→ **Exercise goal**
Set the listing down again in full, word for word, with the pictures left out.

→ **Material**

================================

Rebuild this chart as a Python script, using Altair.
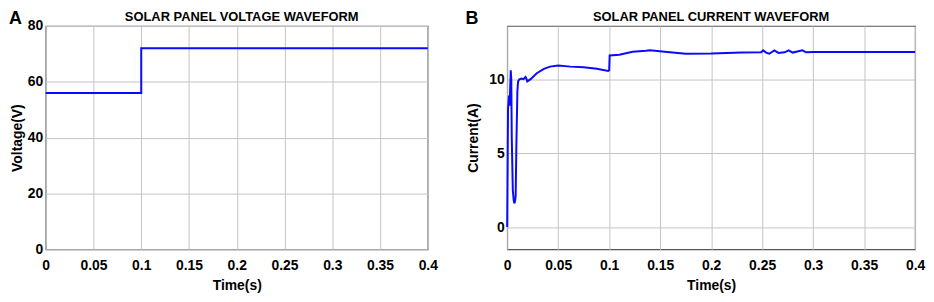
import altair as alt
import pandas as pd

# ---- data ----
time_v = [0.0, 0.1, 0.1, 0.4]
voltage = [56, 56, 72, 72]

time_i = [0.0, 0.0004, 0.0008, 0.0012, 0.0018, 0.0024, 0.0030, 0.0035, 0.0040, 0.0045,
          0.0055, 0.0064, 0.0070, 0.0078, 0.0083, 0.0090, 0.0100, 0.0107, 0.0120, 0.0140,
          0.0160, 0.0180, 0.0190, 0.0197, 0.0230, 0.0290, 0.0360, 0.0420, 0.0500, 0.0620,
          0.0750, 0.0880, 0.0990, 0.1000, 0.1005, 0.1100, 0.1230, 0.1360, 0.1400, 0.1520,
          0.1750, 0.2000, 0.2300, 0.2490, 0.2510, 0.2540, 0.2570, 0.2620, 0.2660, 0.2720,
          0.2760, 0.2800, 0.2895, 0.2930, 0.3000, 0.4000]
current = [0.0, 4.0, 8.0, 8.3, 8.9, 8.2, 9.5, 10.6, 10.0, 6.0,
           2.5, 1.8, 1.6, 1.8, 2.1, 5.5, 9.2, 9.85, 10.0, 10.05,
           10.0, 10.15, 10.0, 9.85, 10.0, 10.4, 10.7, 10.85, 10.92, 10.85,
           10.8, 10.7, 10.55, 10.6, 11.6, 11.65, 11.85, 11.92, 11.95, 11.88,
           11.72, 11.73, 11.8, 11.82, 11.95, 11.8, 11.72, 11.95, 11.78, 11.82,
           11.95, 11.8, 11.95, 11.82, 11.84, 11.84]

x_ticks = [0, 0.05, 0.1, 0.15, 0.2, 0.25, 0.3, 0.35, 0.4]
v_ticks = [0, 20, 40, 60, 80]
i_ticks = [0, 5, 10]

FONT = "Liberation Sans"
LINE = "#0a0aff"

dv = pd.DataFrame({"t": time_v, "v": voltage, "idx": range(len(time_v))})
di = pd.DataFrame({"t": time_i, "v": current, "idx": range(len(time_i))})


def axis_x():
    return alt.Axis(values=x_ticks, format="~g", title="Time(s)", grid=True,
                    labelFlush=False, tickSize=0, labelPadding=9, titlePadding=7)


def panel(df, ydom, yticks, ytitle, title, letter, w, h, letter_x, title_dx, ytp):
    line = alt.Chart(df).mark_line(color=LINE, strokeWidth=2).encode(
        x=alt.X("t:Q", scale=alt.Scale(domain=[0, 0.4], nice=False), axis=axis_x()),
        y=alt.Y("v:Q", scale=alt.Scale(domain=ydom, nice=False, zero=False),
                axis=alt.Axis(values=yticks, title=ytitle, grid=True, tickSize=0,
                              labelPadding=3, titlePadding=ytp, labelFlush=False)),
        order="idx:Q",
    )
    lab = alt.Chart(pd.DataFrame({"s": [letter]})).mark_text(
        font=FONT, fontWeight="bold", fontSize=18, align="left",
        baseline="alphabetic", color="black"
    ).encode(text="s:N", x=alt.value(letter_x), y=alt.value(-2))
    ttl = alt.Chart(pd.DataFrame({"s": [title]})).mark_text(
        font=FONT, fontWeight="bold", fontSize=13, align="center",
        baseline="alphabetic", color="black"
    ).encode(text="s:N", x=alt.value(w / 2 + title_dx), y=alt.value(-5))
    return alt.layer(line, lab, ttl).properties(width=w, height=h)


a = panel(dv, [0, 80], v_ticks, "Voltage(V)", "SOLAR PANEL VOLTAGE WAVEFORM", "A",
          385, 225, -37, 5, 3)
b = panel(di, [-1.5, 13.6], i_ticks, "Current(A)", "SOLAR PANEL CURRENT WAVEFORM", "B",
          411, 225, -42, 0, 8)

chart = alt.hconcat(a, b, spacing=80, bounds="flush").configure_view(
    stroke="#555555", strokeWidth=1.2
).configure_axis(
    labelFont=FONT, titleFont=FONT, labelFontSize=14, titleFontSize=14,
    labelFontWeight="bold", titleFontWeight="bold", labelColor="black",
    titleColor="black", gridColor="#c4c4c4", gridOpacity=1, domain=False
).properties(padding=0, background="white")

chart.save("out.html", embed_options={"renderer": "svg", "actions": False})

================================

→ **Exercise output**
Rebuild this chart as a Python script, using Altair.
import altair as alt
import pandas as pd

# ---- data ----
time_v = [0.0, 0.1, 0.1, 0.4]
voltage = [56, 56, 72, 72]

time_i = [0.0, 0.0004, 0.0008, 0.0012, 0.0018, 0.0024, 0.0030, 0.0035, 0.0040, 0.0045,
          0.0055, 0.0064, 0.0070, 0.0078, 0.0083, 0.0090, 0.0100, 0.0107, 0.0120, 0.0140,
          0.0160, 0.0180, 0.0190, 0.0197, 0.0230, 0.0290, 0.0360, 0.0420, 0.0500, 0.0620,
          0.0750, 0.0880, 0.0990, 0.1000, 0.1005, 0.1100, 0.1230, 0.1360, 0.1400, 0.1520,
          0.1750, 0.2000, 0.2300, 0.2490, 0.2510, 0.2540, 0.2570, 0.2620, 0.2660, 0.2720,
          0.2760, 0.2800, 0.2895, 0.2930, 0.3000, 0.4000]
current = [0.0, 4.0, 8.0, 8.3, 8.9, 8.2, 9.5, 10.6, 10.0, 6.0,
           2.5, 1.8, 1.6, 1.8, 2.1, 5.5, 9.2, 9.85, 10.0, 10.05,
           10.0, 10.15, 10.0, 9.85, 10.0, 10.4, 10.7, 10.85, 10.92, 10.85,
           10.8, 10.7, 10.55, 10.6, 11.6, 11.65, 11.85, 11.92, 11.95, 11.88,
           11.72, 11.73, 11.8, 11.82, 11.95, 11.8, 11.72, 11.95, 11.78, 11.82,
           11.95, 11.8, 11.95, 11.82, 11.84, 11.84]

x_ticks = [0, 0.05, 0.1, 0.15, 0.2, 0.25, 0.3, 0.35, 0.4]
v_ticks = [0, 20, 40, 60, 80]
i_ticks = [0, 5, 10]

FONT = "Liberation Sans"
LINE = "#0a0aff"

dv = pd.DataFrame({"t": time_v, "v": voltage, "idx": range(len(time_v))})
di = pd.DataFrame({"t": time_i, "v": current, "idx": range(len(time_i))})


def axis_x():
    return alt.Axis(values=x_ticks, format="~g", title="Time(s)", grid=True,
                    labelFlush=False, tickSize=0, labelPadding=9, titlePadding=7)


def panel(df, ydom, yticks, ytitle, title, letter, w, h, letter_x, title_dx, ytp):
    line = alt.Chart(df).mark_line(color=LINE, strokeWidth=2).encode(
        x=alt.X("t:Q", scale=alt.Scale(domain=[0, 0.4], nice=False), axis=axis_x()),
        y=alt.Y("v:Q", scale=alt.Scale(domain=ydom, nice=False, zero=False),
                axis=alt.Axis(values=yticks, title=ytitle, grid=True, tickSize=0,
                              labelPadding=3, titlePadding=ytp, labelFlush=False)),
        order="idx:Q",
    )
    lab = alt.Chart(pd.DataFrame({"s": [letter]})).mark_text(
        font=FONT, fontWeight="bold", fontSize=18, align="left",
        baseline="alphabetic", color="black"
    ).encode(text="s:N", x=alt.value(letter_x), y=alt.value(-2))
    ttl = alt.Chart(pd.DataFrame({"s": [title]})).mark_text(
        font=FONT, fontWeight="bold", fontSize=13, align="center",
        baseline="alphabetic", color="black"
    ).encode(text="s:N", x=alt.value(w / 2 + title_dx), y=alt.value(-5))
    return alt.layer(line, lab, ttl).properties(width=w, height=h)


a = panel(dv, [0, 80], v_ticks, "Voltage(V)", "SOLAR PANEL VOLTAGE WAVEFORM", "A",
          385, 225, -37, 5, 3)
b = panel(di, [-1.5, 13.6], i_ticks, "Current(A)", "SOLAR PANEL CURRENT WAVEFORM", "B",
          411, 225, -42, 0, 8)

chart = alt.hconcat(a, b, spacing=80, bounds="flush").configure_view(
    stroke="#555555", strokeWidth=1.2
).configure_axis(
    labelFont=FONT, titleFont=FONT, labelFontSize=14, titleFontSize=14,
    labelFontWeight="bold", titleFontWeight="bold", labelColor="black",
    titleColor="black", gridColor="#c4c4c4", gridOpacity=1, domain=False
).properties(padding=0, background="white")

chart.save("out.html", embed_options={"renderer": "svg", "actions": False})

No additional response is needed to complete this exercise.